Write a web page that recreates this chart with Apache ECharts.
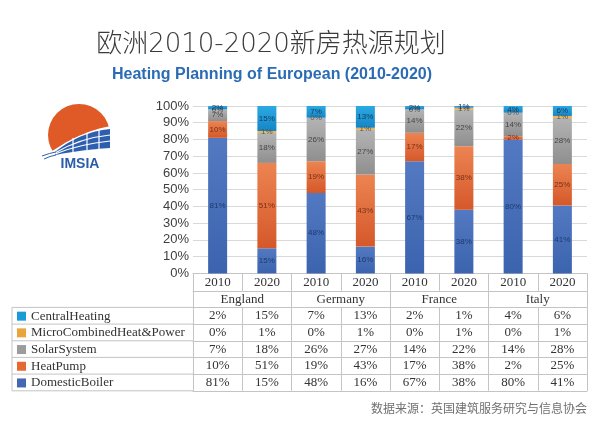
<!DOCTYPE html>
<html><head><meta charset="utf-8">
<script src="https://cdn.jsdelivr.net/npm/echarts@6/dist/echarts.min.js"></script>
<style>html,body{margin:0;padding:0;background:#fff}#c{width:600px;height:421px}</style>
</head><body><div id="c"></div>
<script>
// ---- data ----
const years = ['2010','2020','2010','2020','2010','2020','2010','2020'];
const countries = ['England','Germany','France','Italy'];
const domesticBoiler = [81,15,48,16,67,38,80,41];
const heatPump       = [10,51,19,43,17,38,2,25];
const solarSystem    = [7,18,26,27,14,22,14,28];
const microCHP       = [0,1,0,1,0,1,0,1];
const centralHeating = [2,15,7,13,2,1,4,6];
const seriesNames = ['DomesticBoiler','HeatPump','SolarSystem','MicroCombinedHeat&Power','CentralHeating'];
const titleText = '欧洲2010-2020新房热源规划';
const subtitleText = 'Heating Planning of European (2010-2020)';
const sourceText = '数据来源：英国建筑服务研究与信息协会';

// ---- styles ----
const LINE = '#c4c4c4';
const serif = 'Liberation Serif';
const sans = 'Liberation Sans';
const styles = [
  {top:'#5279c2', bottom:'#3c63ad', icon:'#4467b2', label:'#1f3a6e'},
  {top:'#ec8452', bottom:'#d5582a', icon:'#e56a32', label:'#7a3015'},
  {top:'#b4b4b4', bottom:'#8f8f8f', icon:'#9c9c9c', label:'#454545'},
  {top:'#f7bd45', bottom:'#e9a12c', icon:'#e9a53a', label:'#555'},
  {top:'#2aaae2', bottom:'#1586c6', icon:'#1a9bd7', label:'#1a3a60'}
];
const values = [domesticBoiler, heatPump, solarSystem, microCHP, centralHeating];
const totals = years.map((_, i) => values.reduce((s, arr) => s + arr[i], 0));

// table rows (top to bottom)
const tableRows = [centralHeating, microCHP, solarSystem, heatPump, domesticBoiler];
const rowOffsets = [0, 17.4, 34, 50.7, 67.4, 84, 100.7, 117.4];

function tableAxis(data, offset, height) {
  return {
    type:'category', gridIndex:0, position:'bottom', offset, data, boundaryGap:true, silent:true,
    axisLine:{show:true, lineStyle:{color:LINE, width:1}},
    axisTick:{show:true, length:height, interval:0, alignWithLabel:false, lineStyle:{color:LINE, width:1}},
    axisLabel:{show:true, interval:0, margin:height/2, verticalAlign:'middle',
      fontFamily:serif, fontSize:13, color:'#333'},
    splitLine:{show:false}
  };
}

const xAxes = [tableAxis(years, rowOffsets[0], rowOffsets[1]-rowOffsets[0]),
               tableAxis(countries, rowOffsets[1], rowOffsets[2]-rowOffsets[1])];
tableRows.forEach((arr, r) => {
  xAxes.push(tableAxis(arr.map(v => v + '%'), rowOffsets[r+2], rowOffsets[r+3]-rowOffsets[r+2]));
});
xAxes.push({type:'category', gridIndex:0, position:'bottom', offset:rowOffsets[7], data:years, silent:true,
  axisLine:{show:true, lineStyle:{color:LINE, width:1}}, axisTick:{show:false}, axisLabel:{show:false}, splitLine:{show:false}});

const series = values.map((arr, k) => ({
  name: seriesNames[k], type:'bar', stack:'total', xAxisIndex:0, barWidth:19,
  data: arr.map((v, i) => v / totals[i] * 100),
  itemStyle:{color:{type:'linear', x:0, y:0, x2:0, y2:1, colorStops:[
    {offset:0, color:styles[k].top},{offset:1, color:styles[k].bottom}]}},
  label:{show:true, position:'inside', fontFamily:sans, fontSize:8, color:styles[k].label,
    formatter: p => arr[p.dataIndex] + '%'},
  emphasis:{disabled:true}
}));

const legendOrder = [4,3,2,1,0];

const chart = echarts.init(document.getElementById('c'), null, {renderer:'canvas'});
chart.setOption({
  animation:false,
  backgroundColor:'#fff',
  grid:{left:193, right:13, top:106, bottom:147.6, containLabel:false},
  xAxis: xAxes,
  yAxis:{type:'value', min:0, max:100, interval:10,
    axisLine:{show:false}, axisTick:{show:false},
    axisLabel:{formatter:'{value}%', fontFamily:sans, fontSize:13, color:'#404040', margin:4},
    splitLine:{lineStyle:{color:'#d9d9d9', width:1}}},
  legend:{orient:'vertical', left:17, top:307.8, padding:0, itemWidth:9, itemHeight:9, itemGap:0, selectedMode:false,
    icon:'rect',
    data: legendOrder.map(k => ({name:seriesNames[k], itemStyle:{color:styles[k].icon}})),
    textStyle:{fontFamily:serif, fontSize:13, color:'#333', lineHeight:16.7, height:16.7, padding:[0,0,0,0]}},
  series
});

// table frame for legend column, computed from axes
const c0 = chart.convertToPixel({xAxisIndex:0}, 0);
const c1 = chart.convertToPixel({xAxisIndex:0}, 1);
const left = c0 - (c1 - c0) / 2;
const base = chart.convertToPixel({yAxisIndex:0}, 0);
const tableLeft = 12;
const frame = [];
for (let r = 2; r < rowOffsets.length; r++) {
  frame.push({type:'line', silent:true, shape:{x1:tableLeft, y1:base+rowOffsets[r], x2:left, y2:base+rowOffsets[r]},
    style:{stroke:LINE, lineWidth:1}});
}
frame.push({type:'line', silent:true, shape:{x1:tableLeft, y1:base+rowOffsets[2], x2:tableLeft, y2:base+rowOffsets[7]},
  style:{stroke:LINE, lineWidth:1}});

// logo helpers (decoration)
function quad(p0, c, p1, n) {
  const pts = [];
  for (let i = 0; i <= n; i++) {
    const t = i / n;
    pts.push([(1-t)*(1-t)*p0[0] + 2*(1-t)*t*c[0] + t*t*p1[0], (1-t)*(1-t)*p0[1] + 2*(1-t)*t*c[1] + t*t*p1[1]]);
  }
  return pts;
}
const BLUE = '#2e5fae';
const topEdge = quad([55,152],[80,132],[110,129],16);
const botEdge = quad([110,148],[80,150],[55,155],16);
const logo = [
  {type:'circle', silent:true, shape:{cx:79, cy:135, r:31}, style:{fill:'#e05a28'}},
  {type:'polygon', silent:true, shape:{points: quad([44,157],[80,130],[113,126],16).concat([[113,172],[44,172]])}, style:{fill:'#fff'}},
  {type:'polygon', silent:true, shape:{points: topEdge.concat(botEdge)}, style:{fill:BLUE}},
  {type:'bezierCurve', silent:true, shape:{x1:55, y1:153, cpx1:80, cpy1:138, x2:110, y2:135}, style:{stroke:'#fff', lineWidth:1.2, fill:null}},
  {type:'bezierCurve', silent:true, shape:{x1:55, y1:154, cpx1:80, cpy1:144, x2:110, y2:141}, style:{stroke:'#fff', lineWidth:1.2, fill:null}},
  {type:'line', silent:true, shape:{x1:73, y1:138, x2:73, y2:152}, style:{stroke:'#fff', lineWidth:1.2}},
  {type:'line', silent:true, shape:{x1:87, y1:133, x2:87, y2:150}, style:{stroke:'#fff', lineWidth:1.2}},
  {type:'line', silent:true, shape:{x1:99, y1:130, x2:99, y2:149}, style:{stroke:'#fff', lineWidth:1.2}},
  {type:'bezierCurve', silent:true, shape:{x1:42, y1:156, cpx1:50, cpy1:153, x2:56, y2:152}, style:{stroke:BLUE, lineWidth:1, fill:null}},
  {type:'bezierCurve', silent:true, shape:{x1:44, y1:159, cpx1:50, cpy1:156, x2:56, y2:155}, style:{stroke:BLUE, lineWidth:1, fill:null}},
  {type:'text', silent:true, x:80, y:164, style:{text:'IMSIA', align:'center', verticalAlign:'middle',
    font:'bold 14px "Liberation Sans"', fill:'#2a5caa'}}
];

const texts = [
  {type:'text', silent:true, x:271, y:45, style:{text:titleText, align:'center', verticalAlign:'middle',
    font:'300 26px "DejaVu Sans", "Noto Sans CJK SC"', fill:'#3a3a3a'}},
  {type:'text', silent:true, x:272, y:75, style:{text:subtitleText, align:'center', verticalAlign:'middle',
    font:'bold 16px "Liberation Sans"', fill:'#2b6cb4'}},
  {type:'text', silent:true, x:587, y:408, style:{text:sourceText, align:'right', verticalAlign:'middle',
    font:'12px "Noto Sans CJK SC"', fill:'#707070'}}
];

chart.setOption({graphic:{elements: frame.concat(logo, texts)}});
</script></body></html>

(Problem) Reproduce only the lines from the beginning of the data through the line that contains "const sourceText = '数据来源：英国建筑服务研究与信息协会';", both included, and please drop the pictures.

(Full output)
Write a web page that recreates this chart with Apache ECharts.
<!DOCTYPE html>
<html><head><meta charset="utf-8">
<script src="https://cdn.jsdelivr.net/npm/echarts@6/dist/echarts.min.js"></script>
<style>html,body{margin:0;padding:0;background:#fff}#c{width:600px;height:421px}</style>
</head><body><div id="c"></div>
<script>
// ---- data ----
const years = ['2010','2020','2010','2020','2010','2020','2010','2020'];
const countries = ['England','Germany','France','Italy'];
const domesticBoiler = [81,15,48,16,67,38,80,41];
const heatPump       = [10,51,19,43,17,38,2,25];
const solarSystem    = [7,18,26,27,14,22,14,28];
const microCHP       = [0,1,0,1,0,1,0,1];
const centralHeating = [2,15,7,13,2,1,4,6];
const seriesNames = ['DomesticBoiler','HeatPump','SolarSystem','MicroCombinedHeat&Power','CentralHeating'];
const titleText = '欧洲2010-2020新房热源规划';
const subtitleText = 'Heating Planning of European (2010-2020)';
const sourceText = '数据来源：英国建筑服务研究与信息协会';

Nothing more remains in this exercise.